For those emerging from serious financial problems however the situation is different. A consumer in this category may in some cases be offered a mortgage of up to 80% or more. Magellan Home loans offer a 3 year fixed at 8.2% up to 70% loan to value. However, this category is now at least being considered as a viable lending option.
Peter Gettins of brokers London & Country noted, “At the lightest end of the market is Kensington, which has a ‘tiered’ approach. It is just off the high street, so to speak, willing to overlook minor credit issues. You’ll pay around 1%-1.5% higher than the main lenders on the high street; Precise, at its most extreme ‘tier 5’ level, will look at you if you’ve had up to five defaults in the last couple of years.” Gettins continues that Bluestone will consider applicants who have come out of an IVA or bankruptcy at least three years ago, and will overlook up to four missed mortgage payments. He adds: “Magellan is probably at the most severe end. It will offer loans to bankrupts discharged just a year ago. But rates are in the 8% region. That said, they do have strict rules about your financial record over the past 12 months.”

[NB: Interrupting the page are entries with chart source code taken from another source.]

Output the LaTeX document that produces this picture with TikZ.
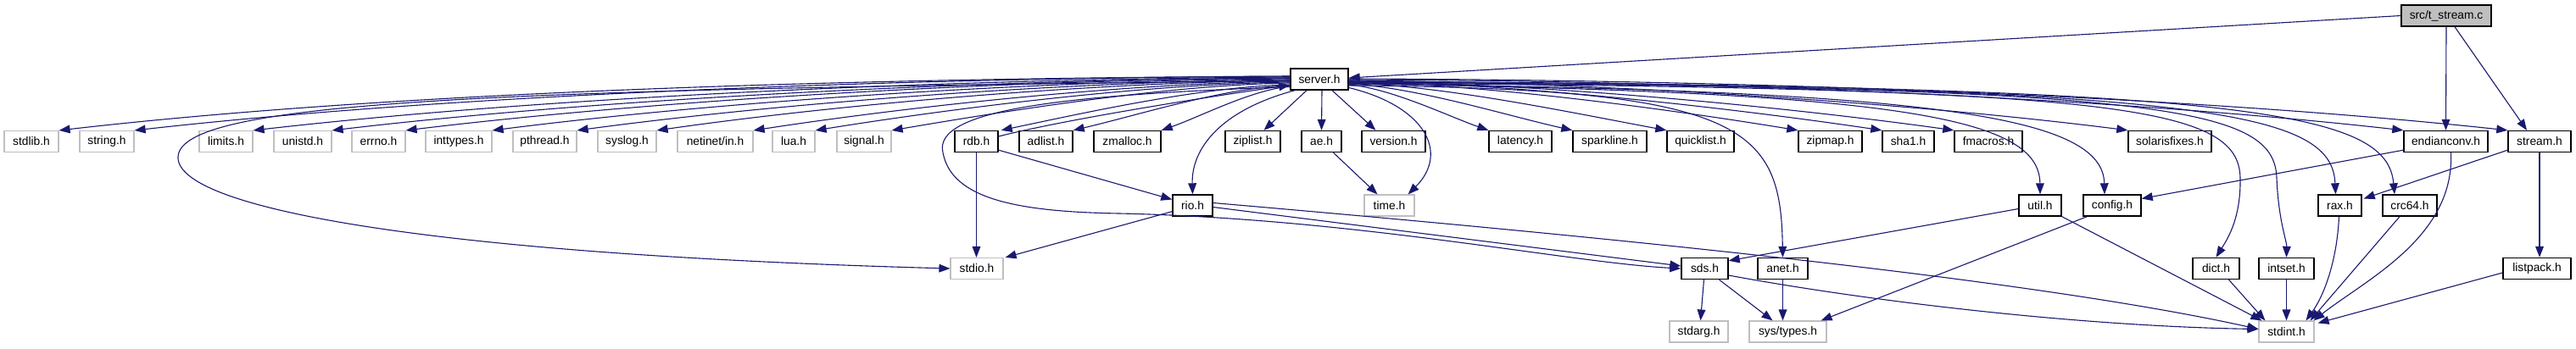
\documentclass[tikz,border=0pt]{standalone}
\usepackage{fontspec}
\setmainfont{Liberation Sans}
\usetikzlibrary{arrows.meta,calc}
\definecolor{edgec}{HTML}{191970}
\definecolor{greyb}{HTML}{BFBFBF}
\newcommand\nd[6]{%
  \pgfmathsetmacro\ndw{(#4-#3)*0.769}%
  \pgfmathsetmacro\ndx{(#3+#4)/2}%
  \node[#1, minimum width=\ndw pt] (#2) at (\ndx,#5) {#6};}
\tikzset{
  box/.style={draw, rectangle, inner sep=0pt, minimum height=19.2pt, font=\fontsize{10.6}{12}\selectfont, fill=white},
  doc/.style={box, draw=black, line width=1.1pt},
  ext/.style={box, draw=greyb, line width=0.9pt},
  rootn/.style={box, draw=black, fill=greyb, line width=1.1pt},
  dep/.style={draw=edgec, line width=0.85pt, -{Triangle[length=10pt,width=7.5pt]}}
}
\begin{document}
\begin{tikzpicture}[x=0.769pt,y=-0.769pt]
\useasboundingbox (0,0) rectangle (3038,411);
% row 0
\nd{rootn}{tstream}{2832}{2938}{18.5}{src/t\_stream.c}
% row 1
\nd{doc}{server}{1522}{1590}{93.5}{server.h}
% row 2
\nd{ext}{stdlib}{5}{69}{167}{stdlib.h}
\nd{ext}{string}{94}{158}{167}{string.h}
\nd{ext}{limits}{235}{298}{167}{limits.h}
\nd{ext}{unistd}{323}{391}{167}{unistd.h}
\nd{ext}{errno}{415}{478}{167}{errno.h}
\nd{ext}{inttypes}{502}{580}{167}{inttypes.h}
\nd{ext}{pthread}{605}{680}{167}{pthread.h}
\nd{ext}{syslog}{705}{774}{167}{syslog.h}
\nd{ext}{netinet}{799}{888}{167}{netinet/in.h}
\nd{ext}{lua}{911}{961}{167}{lua.h}
\nd{ext}{signal}{987}{1051}{167}{signal.h}
\nd{doc}{rdb}{1126}{1177}{167}{rdb.h}
\nd{doc}{adlist}{1202}{1265}{167}{adlist.h}
\nd{doc}{zmalloc}{1290}{1369}{167}{zmalloc.h}
\nd{doc}{ziplist}{1445}{1510}{167}{ziplist.h}
\nd{doc}{ae}{1535}{1582}{167}{ae.h}
\nd{doc}{version}{1606}{1681}{167}{version.h}
\nd{doc}{latency}{1756}{1830}{167}{latency.h}
\nd{doc}{sparkline}{1855}{1942}{167}{sparkline.h}
\nd{doc}{quicklist}{1966}{2045}{167}{quicklist.h}
\nd{doc}{zipmap}{2121}{2196}{167}{zipmap.h}
\nd{doc}{sha}{2220}{2281}{167}{sha1.h}
\nd{doc}{fmacros}{2305}{2385}{167}{fmacros.h}
\nd{doc}{solaris}{2510}{2608}{167}{solarisfixes.h}
\nd{doc}{endian}{2835}{2934}{167}{endianconv.h}
\nd{doc}{stream}{2958}{3032}{167}{stream.h}
% row 3
\nd{doc}{rio}{1383}{1430}{242.5}{rio.h}
\nd{ext}{time}{1609}{1668}{242.5}{time.h}
\nd{doc}{util}{2381}{2431}{242.5}{util.h}
\nd{doc}{config}{2457}{2525}{242.5}{config.h}
\nd{doc}{rax}{2734}{2785}{242.5}{rax.h}
\nd{doc}{crc}{2810}{2874}{242.5}{crc64.h}
% row 4
\nd{ext}{stdio}{1121}{1183}{317}{stdio.h}
\nd{doc}{sds}{1983}{2038}{317}{sds.h}
\nd{doc}{anet}{2073}{2132}{317}{anet.h}
\nd{doc}{dict}{2586}{2641}{317}{dict.h}
\nd{doc}{intset}{2664}{2729}{317}{intset.h}
\nd{doc}{listpack}{2952}{3032}{317}{listpack.h}
% row 5
\nd{ext}{stdarg}{1969}{2038}{391.5}{stdarg.h}
\nd{ext}{systypes}{2063}{2154}{391.5}{sys/types.h}
\nd{ext}{stdint}{2664}{2729}{391.5}{stdint.h}

% t_stream.c edges
\draw[dep] (tstream.west) -- ($(server.east)+(0,-1.5)$);
\draw[dep] (tstream.south) -- (endian.north);
\draw[dep] ($(tstream.south)+(10,0)$) -- ($(stream.north)+(-15,0)$);

% server.h -> left row
\draw[dep] ($(server.west)+(0,-3.5)$) .. controls (1086,92) and (505,104) .. (stdlib.north east);
\draw[dep] ($(server.west)+(0,-3.5)$) .. controls (1113,92) and (567,108) .. (string.north east);
\draw[dep] ($(server.west)+(0,-2.5)$) .. controls (1155,93) and (665,112) .. (limits.north east);
\draw[dep] ($(server.west)+(0,-1.5)$) .. controls (1183,94) and (730,114) .. (unistd.north east);
\draw[dep] ($(server.west)+(0,-1.5)$) .. controls (1209,94) and (791,116) .. (errno.north east);
\draw[dep] ($(server.west)+(0,-0.5)$) .. controls (1239,95) and (863,118) .. (inttypes.north east);
\draw[dep] ($(server.west)+(0,0.5)$) .. controls (1269,96) and (933,120) .. (pthread.north east);
\draw[dep] ($(server.west)+(0,1.5)$) .. controls (1298,97) and (998,122) .. (syslog.north east);
\draw[dep] ($(server.west)+(0,2.5)$) .. controls (1331,98) and (1077,125) .. (netinet.north east);
\draw[dep] ($(server.west)+(0,3.5)$) .. controls (1354,99) and (1129,127) .. (lua.north east);
\draw[dep] ($(server.west)+(0,4.5)$) .. controls (1381,100) and (1192,130) .. (signal.north east);
\draw[dep] ($(server.west)+(0,6.5)$) .. controls (1418,102) and (1280,133) .. ($(rdb.north east)+(3,0)$);
\draw[dep] ($(server.west)+(0,7.5)$) .. controls (1445,103) and (1342,136) .. (adlist.north east);
\draw[dep] ($(server.west)+(0,8.5)$) .. controls (1476,106) and (1415,138) .. (zmalloc.north east);
% rdb.h -> server.h
\draw[dep] ($(rdb.east)+(0,-6)$) .. controls (1260,140) and (1440,112) .. ($(server.west)+(0,7)$);
% server.h -> stdio.h and sds.h (long curves)
\draw[dep] ($(server.west)+(0,2)$) .. controls (600,105) and (213,118) .. (210,185)
   .. controls (207,245) and (500,300) .. (stdio.west);
\draw[dep] ($(server.west)+(0,9)$) .. controls (1250,112) and (1100,130) .. (1112,180)
   .. controls (1122,235) and (1200,250) .. (1320,252)
   .. controls (1600,258) and (1850,310) .. (sds.west);
% server.h -> below
\draw[dep] ($(server.south)+(-29,0)$) .. controls (1440,130) and (1405,175) .. (rio.north);
\draw[dep] ($(server.south)+(-15,0)$) -- ($(ziplist.north)+(13,0)$);
\draw[dep] ($(server.south)+(3,0)$) -- (ae.north);
\draw[dep] ($(server.south)+(15,0)$) -- ($(version.north)+(-21,0)$);
\draw[dep] ($(server.east)+(0,10)$) .. controls (1680,125) and (1710,180) .. ($(time.north east)+(-8,0)$);
% server.h -> right row
\draw[dep] ($(server.east)+(0,6.5)$) .. controls (1640,104) and (1710,138) .. (latency.north west);
\draw[dep] ($(server.east)+(0,5.5)$) .. controls (1670,103) and (1775,136) .. (sparkline.north west);
\draw[dep] ($(server.east)+(0,4.5)$) .. controls (1703,101) and (1853,133) .. (quicklist.north west);
\draw[dep] ($(server.east)+(0,3.5)$) .. controls (1749,99) and (1962,128) .. (zipmap.north west);
\draw[dep] ($(server.east)+(0,2.5)$) .. controls (1779,98) and (2031,126) .. (sha.north west);
\draw[dep] ($(server.east)+(0,2.5)$) .. controls (1805,98) and (2090,124) .. (fmacros.north west);
\draw[dep] ($(server.east)+(0,1.5)$) .. controls (1866,97) and (2234,119) .. (solaris.north west);
\draw[dep] ($(server.east)+(0,0.5)$) .. controls (1964,95) and (2461,112) .. (endian.north west);
\draw[dep] ($(server.east)+(0,-0.5)$) .. controls (2000,94) and (2548,110) .. (stream.north west);
% server.h -> deeper right nodes
\draw[dep] ($(server.east)+(0,7.5)$) .. controls (2060,104) and (2100,150) .. (anet.north);
\draw[dep] ($(server.east)+(0,5.5)$) .. controls (2250,108) and (2405,140) .. (util.north);
\draw[dep] ($(server.east)+(0,5.5)$) .. controls (2300,106) and (2480,140) .. ($(config.north)+(-9,0)$);
\draw[dep] ($(server.east)+(0,4.5)$) .. controls (2500,104) and (2640,125) .. (2642,210)
   .. controls (2643,260) and (2625,285) .. (dict.north);
\draw[dep] ($(server.east)+(0,3.5)$) .. controls (2550,103) and (2682,125) .. (2685,210)
   .. controls (2687,260) and (2697,285) .. (intset.north);
\draw[dep] ($(server.east)+(0,3.5)$) .. controls (2600,102) and (2750,130) .. ($(rax.north)+(-5,0)$);
\draw[dep] ($(server.east)+(0,2.5)$) .. controls (2650,102) and (2815,130) .. ($(crc.north)+(-18,0)$);

% rdb.h, rio.h, ae.h
\draw[dep] (rdb.south) -- (rdb.south |- stdio.north);
\draw[dep] ($(rdb.south east)+(0,-3)$) -- ($(rio.west)+(0,-7)$);
\draw[dep] ($(rio.south west)+(0,-6)$) -- ($(stdio.north east)+(2,0)$);
\draw[dep] ($(rio.east)+(0,2)$) -- ($(sds.west)+(0,-3)$);
\draw[dep] ($(rio.east)+(0,-3)$) .. controls (1900,280) and (2400,330) .. ($(stdint.west)+(0,-3)$);
\draw[dep] ($(ae.south)+(14,0)$) -- ($(time.north)+(-14,0)$);

% endianconv.h, stream.h
\draw[dep] ($(endian.south west)+(0,-3)$) -- ($(config.east)+(0,-8)$);
\draw[dep] ($(endian.south)+(6,0)$) .. controls (2895,280) and (2790,330) .. ($(stdint.north east)+(-1,0)$);
\draw[dep] ($(stream.south west)+(0,-3)$) -- ($(rax.east)+(2,-8)$);
\draw[dep] (stream.south) -- (stream.south |- listpack.north);

% util.h, config.h
\draw[dep] ($(util.west)+(0,4)$) -- ($(sds.north east)+(0,4)$);
\draw[dep] (util.south east) -- ($(stdint.north west)+(4,0)$);
\draw[dep] ($(config.south west)+(5,0)$) -- ($(systypes.north east)+(-7,0)$);

% sds.h, anet.h
\draw[dep] ($(sds.south)+(-1,0)$) -- ($(stdarg.north)+(2,0)$);
\draw[dep] ($(sds.south)+(17,0)$) -- ($(systypes.north)+(-18,0)$);
\draw[dep] ($(sds.east)+(0,8)$) .. controls (2200,355) and (2450,385) .. ($(stdint.west)+(0,-3)$);
\draw[dep] (anet.south) -- (anet.south |- systypes.north);

% row 3/4 -> stdint.h
\draw[dep] ($(dict.south)+(15,0)$) -- ($(stdint.north west)+(8,0)$);
\draw[dep] (intset.south) -- (stdint.north);
\draw[dep] ($(rax.south)+(-1,0)$) .. controls (2756,310) and (2740,350) .. ($(stdint.north)+(23,0)$);
\draw[dep] ($(crc.south)+(-12,0)$) -- ($(stdint.north east)+(-5,0)$);
\draw[dep] ($(listpack.west)+(0,5)$) -- ($(stdint.north east)+(4,3)$);
\end{tikzpicture}
\end{document}
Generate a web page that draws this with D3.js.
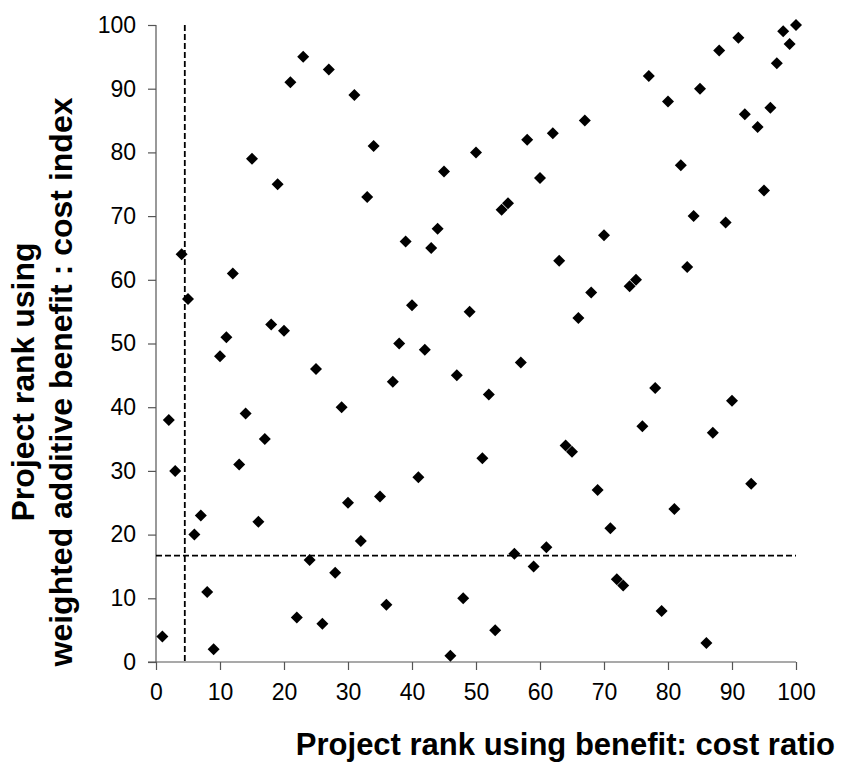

An increasing number of ‘minor’ defaults being posted on credit files are also dictating a lot of new guidelines. Guardian Money highlighted this practice especially by mobile phone companies as trivial. “We are seeing more leniency on defaults which have been registered by phone companies,” says Gettins.
Furthermore, Ray Boulger of John Charcol encourages potential customers to look at smaller building societies as they tend to do ‘manual underwriting’ and assess each individual applicant as opposed to a computer says no approach.
Brokers agree that lending criteria is indeed very different today, but also point out that potential borrowers are still subject to the same affordability tests as more conventional mainstream lenders, and that they will usually have to put down a significant deposit, around 20% minimum. “There is an obligation on brokers and lenders to check that the borrowing is sensible and appropriate,” notes Gettins. “The days of self-certified loans (where borrowers could name their income without it being checked) are long over.”
Thus it seems the ‘sub-prime’ mortgage market is making significant strides to ensure that every individual, even those with the poorest credit history have at least some access to lending. This can be further enforced by activity in the ultra-competitive unsecured loans industry, which also seems to be following suit.